There are several central themes throughout the novel’s plot.

It is clear that Scout’s real education comes from outside school, from Atticus and from the books, which she reads. She would read anything, which was available in the house, especially Time Magazine, but she is bound by the law to endure the drudgery of the Maycomb County School system.

There are differing types of prejudice prevalent in the Alabama culture, not only by whites to blacks, but vice versa.  Calpurnia’s attitude about the way the Finch children should speak is typical.  She is clearly concerned to teach the children to be white in total contrast to the way she brought up her own son, Zeebo. There is also prejudice between the better-off residents of Maycomb and the impoverished families like the Ewell’s and Cunningham’s.

Despite the specter of evil, which the children have generated concerning Boo Radley, they show bravery by continuing to flirt with this force.  A typical example of this is Jem’s bravery in deciding to deliver a note to Boo by shoving it under his door.

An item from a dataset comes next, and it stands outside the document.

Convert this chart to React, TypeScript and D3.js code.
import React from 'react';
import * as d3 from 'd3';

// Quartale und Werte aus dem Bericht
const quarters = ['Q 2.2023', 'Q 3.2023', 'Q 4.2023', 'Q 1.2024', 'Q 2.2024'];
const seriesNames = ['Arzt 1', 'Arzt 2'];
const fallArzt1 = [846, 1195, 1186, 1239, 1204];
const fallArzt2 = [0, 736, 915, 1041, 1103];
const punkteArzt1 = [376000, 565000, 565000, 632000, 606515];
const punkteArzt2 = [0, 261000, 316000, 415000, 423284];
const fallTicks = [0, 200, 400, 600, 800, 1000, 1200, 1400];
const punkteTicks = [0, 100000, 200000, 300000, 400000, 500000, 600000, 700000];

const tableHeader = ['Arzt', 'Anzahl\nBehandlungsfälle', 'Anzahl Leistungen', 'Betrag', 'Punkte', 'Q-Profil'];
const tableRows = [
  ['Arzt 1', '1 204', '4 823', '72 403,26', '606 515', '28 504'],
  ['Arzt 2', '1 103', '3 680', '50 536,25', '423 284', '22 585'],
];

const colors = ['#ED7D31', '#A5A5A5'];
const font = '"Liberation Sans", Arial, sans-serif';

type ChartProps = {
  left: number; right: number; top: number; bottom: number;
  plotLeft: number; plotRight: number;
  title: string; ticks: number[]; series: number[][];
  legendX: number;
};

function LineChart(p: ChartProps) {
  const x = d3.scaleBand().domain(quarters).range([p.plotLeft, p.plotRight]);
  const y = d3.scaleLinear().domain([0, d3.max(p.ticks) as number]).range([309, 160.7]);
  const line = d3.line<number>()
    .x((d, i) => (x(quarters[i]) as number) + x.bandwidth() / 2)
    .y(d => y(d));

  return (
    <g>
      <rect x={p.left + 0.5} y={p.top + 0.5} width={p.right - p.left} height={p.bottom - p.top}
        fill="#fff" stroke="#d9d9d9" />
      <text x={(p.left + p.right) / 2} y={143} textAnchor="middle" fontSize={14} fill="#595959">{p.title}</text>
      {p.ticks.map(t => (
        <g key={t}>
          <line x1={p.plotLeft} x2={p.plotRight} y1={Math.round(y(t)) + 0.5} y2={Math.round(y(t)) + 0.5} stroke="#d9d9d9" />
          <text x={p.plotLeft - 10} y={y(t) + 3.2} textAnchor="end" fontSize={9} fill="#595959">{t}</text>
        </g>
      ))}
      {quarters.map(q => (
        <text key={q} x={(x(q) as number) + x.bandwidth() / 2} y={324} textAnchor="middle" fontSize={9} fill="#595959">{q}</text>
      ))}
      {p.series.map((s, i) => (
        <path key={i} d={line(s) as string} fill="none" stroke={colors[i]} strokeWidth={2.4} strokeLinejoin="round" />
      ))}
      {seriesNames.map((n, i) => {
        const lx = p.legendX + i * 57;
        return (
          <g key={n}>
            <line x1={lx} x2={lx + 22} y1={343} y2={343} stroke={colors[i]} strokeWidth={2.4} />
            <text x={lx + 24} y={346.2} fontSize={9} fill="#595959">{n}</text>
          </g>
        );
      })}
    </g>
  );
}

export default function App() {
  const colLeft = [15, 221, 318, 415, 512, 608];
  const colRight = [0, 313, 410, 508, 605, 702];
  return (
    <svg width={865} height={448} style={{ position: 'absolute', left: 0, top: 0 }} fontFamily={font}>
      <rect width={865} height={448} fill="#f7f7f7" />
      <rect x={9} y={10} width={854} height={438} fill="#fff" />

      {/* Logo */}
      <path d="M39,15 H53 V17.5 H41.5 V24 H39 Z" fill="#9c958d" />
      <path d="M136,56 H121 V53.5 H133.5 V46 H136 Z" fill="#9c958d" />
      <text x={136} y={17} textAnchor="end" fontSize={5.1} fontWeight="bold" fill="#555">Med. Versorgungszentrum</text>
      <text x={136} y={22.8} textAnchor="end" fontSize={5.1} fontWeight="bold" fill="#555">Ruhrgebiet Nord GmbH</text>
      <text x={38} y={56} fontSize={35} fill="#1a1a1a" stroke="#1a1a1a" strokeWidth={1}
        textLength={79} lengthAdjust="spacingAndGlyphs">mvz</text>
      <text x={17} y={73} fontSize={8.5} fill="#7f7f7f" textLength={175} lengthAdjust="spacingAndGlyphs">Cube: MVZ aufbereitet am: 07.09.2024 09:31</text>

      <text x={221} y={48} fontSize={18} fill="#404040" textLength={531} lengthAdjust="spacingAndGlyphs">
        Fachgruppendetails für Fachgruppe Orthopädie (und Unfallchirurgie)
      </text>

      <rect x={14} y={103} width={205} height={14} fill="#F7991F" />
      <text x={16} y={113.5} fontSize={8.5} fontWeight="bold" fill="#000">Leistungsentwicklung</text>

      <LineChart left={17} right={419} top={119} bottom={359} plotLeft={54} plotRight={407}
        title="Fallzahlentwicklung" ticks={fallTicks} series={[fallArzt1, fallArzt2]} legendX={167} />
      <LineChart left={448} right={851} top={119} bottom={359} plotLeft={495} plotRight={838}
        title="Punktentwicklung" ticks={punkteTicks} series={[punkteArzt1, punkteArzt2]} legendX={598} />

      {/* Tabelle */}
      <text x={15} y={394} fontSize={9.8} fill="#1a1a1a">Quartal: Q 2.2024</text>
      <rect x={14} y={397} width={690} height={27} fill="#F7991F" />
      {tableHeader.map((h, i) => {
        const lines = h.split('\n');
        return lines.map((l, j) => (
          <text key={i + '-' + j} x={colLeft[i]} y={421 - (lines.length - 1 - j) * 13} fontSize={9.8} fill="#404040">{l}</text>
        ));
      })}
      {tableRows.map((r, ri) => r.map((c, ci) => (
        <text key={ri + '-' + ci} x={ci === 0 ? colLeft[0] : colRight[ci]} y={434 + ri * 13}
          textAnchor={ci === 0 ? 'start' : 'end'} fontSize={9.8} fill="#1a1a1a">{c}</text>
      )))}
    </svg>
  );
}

Scout’s world is a safe place. The only fears she has have been generated through her own imagination. When she passes the Radley house she takes and eats the gum on trust.

Coupled with trust is, of course, truth and we find during the course of the story that almost every character lies at some stage, although these lies are meant to protect people from trouble.

Scout will face different forms of femininity as she tries to understand what it is to ‘be a girl’. The two main female role models have different views on femininity, but it would appear that Scout would tend to adopt Miss Maudie’s line.